Data supplied »
# # # # # # #

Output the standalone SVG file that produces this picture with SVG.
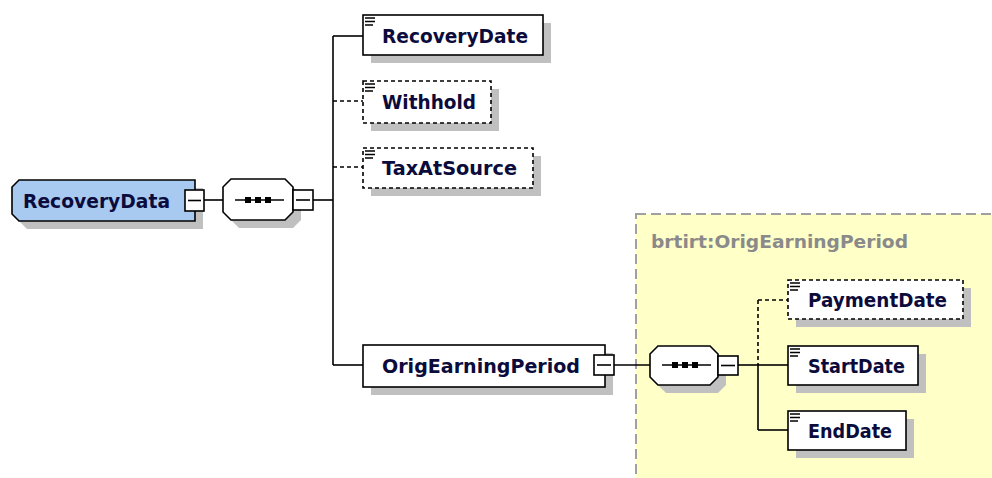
<svg xmlns="http://www.w3.org/2000/svg" width="992" height="478" viewBox="0 0 992 478">
<defs>
<style>
.t{font-family:"DejaVu Sans","Liberation Sans",sans-serif;font-weight:bold;font-size:19px;fill:#0b0b3c}
.lbl{font-family:"DejaVu Sans","Liberation Sans",sans-serif;font-weight:bold;font-size:18px;fill:#8a8a8a}
.box{fill:#fff;stroke:#000;stroke-width:1.6}
.dbox{fill:#fff;stroke:#000;stroke-width:1.6;stroke-dasharray:4,3}
.sh{fill:#c0c0c0}
.ln{fill:none;stroke:#000;stroke-width:1.6}
.dln{fill:none;stroke:#000;stroke-width:1.6;stroke-dasharray:4,3}
.ic{stroke:#000;stroke-width:1.6}
</style>
<g id="doc">
<path class="ic" d="M2 3H12M2 6.5H12M2 10H10"/>
</g>
<g id="seqicon">
<path class="ln" d="M12 21H61"/>
<rect x="22" y="18" width="6" height="6" fill="#000"/>
<rect x="32" y="18" width="6" height="6" fill="#000"/>
<rect x="42" y="18" width="6" height="6" fill="#000"/>
</g>
</defs>
<rect x="636" y="214" width="400" height="300" fill="#ffffc8" stroke="#a0a0a0" stroke-width="2" stroke-dasharray="10,5"/>
<text class="lbl" x="651" y="248" textLength="257" lengthAdjust="spacingAndGlyphs">brtirt:OrigEarningPeriod</text>
<g id="connectors">
<path class="ln" d="M204 200H223"/>
<path class="ln" d="M313 200H333"/>
<path class="ln" d="M333 36V365"/>
<path class="ln" d="M333 36H363"/>
<path class="dln" d="M333 101H363"/>
<path class="dln" d="M333 167H363"/>
<path class="ln" d="M333 365H363"/>
<path class="ln" d="M614 365H650"/>
<path class="ln" d="M738 365H758"/>
<path class="dln" d="M758 300V365"/>
<path class="ln" d="M758 365V430"/>
<path class="dln" d="M758 300H788"/>
<path class="ln" d="M758 365H788"/>
<path class="ln" d="M758 430H788"/>
</g>
<g id="RecoveryData">
<path class="sh" d="M27 188H203V229H27L20 222V195Z"/>
<path d="M19 180H195V221H19L12 214V187Z" fill="#a8c9f0" stroke="#000" stroke-width="1.6"/>
<text class="t" x="23" y="208" textLength="147" lengthAdjust="spacingAndGlyphs">RecoveryData</text>
<rect class="box" x="185" y="190" width="19" height="21"/>
<path class="ln" d="M188 200.5H201"/>
</g>
<g id="sequence1">
<path class="sh" d="M239 187H293L301 195V220L293 228H239L231 220V195Z"/>
<path d="M231 179H285L293 187V212L285 220H231L223 212V187Z" fill="#fff" stroke="#000" stroke-width="1.6"/>
<use href="#seqicon" x="223" y="179"/>
<rect class="box" x="293" y="190" width="20" height="20"/>
<path class="ln" d="M296 200H310"/>
</g>
<g id="RecoveryDate">
<rect class="sh" x="371" y="23" width="180" height="40"/>
<rect class="box" x="363" y="15" width="180" height="40"/>
<use href="#doc" x="363" y="15"/>
<text class="t" x="382" y="43" textLength="146" lengthAdjust="spacingAndGlyphs">RecoveryDate</text>
</g>
<g id="Withhold">
<rect class="sh" x="371" y="89" width="128" height="42"/>
<rect class="dbox" x="363" y="81" width="128" height="42"/>
<use href="#doc" x="363" y="81"/>
<text class="t" x="382" y="109" textLength="94" lengthAdjust="spacingAndGlyphs">Withhold</text>
</g>
<g id="TaxAtSource">
<rect class="sh" x="371" y="156" width="170" height="40"/>
<rect class="dbox" x="363" y="148" width="170" height="40"/>
<use href="#doc" x="363" y="148"/>
<text class="t" x="382" y="175" textLength="135" lengthAdjust="spacingAndGlyphs">TaxAtSource</text>
</g>
<g id="OrigEarningPeriod">
<rect class="sh" x="371" y="353" width="242" height="42"/>
<rect class="box" x="363" y="345" width="242" height="42"/>
<text class="t" x="382" y="373" textLength="198" lengthAdjust="spacingAndGlyphs">OrigEarningPeriod</text>
<rect class="box" x="594" y="355" width="20" height="20"/>
<path class="ln" d="M597 365H611"/>
</g>
<g id="sequence2">
<path class="sh" d="M666 354H718L726 362V385L718 393H666L658 385V362Z"/>
<path d="M658 346H710L718 354V377L710 385H658L650 377V354Z" fill="#fff" stroke="#000" stroke-width="1.6"/>
<use href="#seqicon" x="650" y="344"/>
<rect class="box" x="718" y="356" width="20" height="19"/>
<path class="ln" d="M721 365.5H735"/>
</g>
<g id="PaymentDate">
<rect class="sh" x="796" y="288" width="175" height="39"/>
<rect class="dbox" x="788" y="280" width="175" height="39"/>
<use href="#doc" x="788" y="280"/>
<text class="t" x="808" y="307" textLength="139" lengthAdjust="spacingAndGlyphs">PaymentDate</text>
</g>
<g id="StartDate">
<rect class="sh" x="796" y="354" width="130" height="39"/>
<rect class="box" x="788" y="346" width="130" height="39"/>
<use href="#doc" x="788" y="346"/>
<text class="t" x="808" y="373" textLength="97" lengthAdjust="spacingAndGlyphs">StartDate</text>
</g>
<g id="EndDate">
<rect class="sh" x="796" y="419" width="118" height="39"/>
<rect class="box" x="788" y="411" width="118" height="39"/>
<use href="#doc" x="788" y="411"/>
<text class="t" x="808" y="438" textLength="84" lengthAdjust="spacingAndGlyphs">EndDate</text>
</g>
</svg>
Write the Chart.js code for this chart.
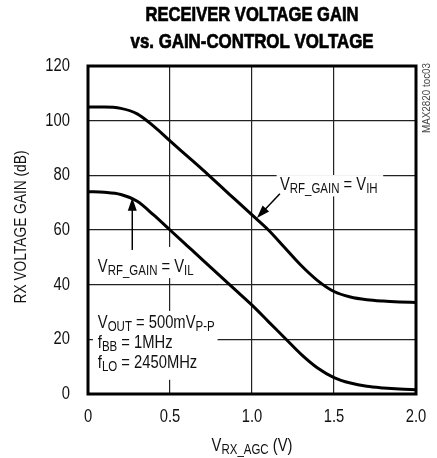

# # # # # # #

Problem description » Sift the material for lines with the string "this". Copy each one found.

Reply to the task »
Output the standalone SVG file that produces this picture with SVG.
Write the Chart.js code for this chart.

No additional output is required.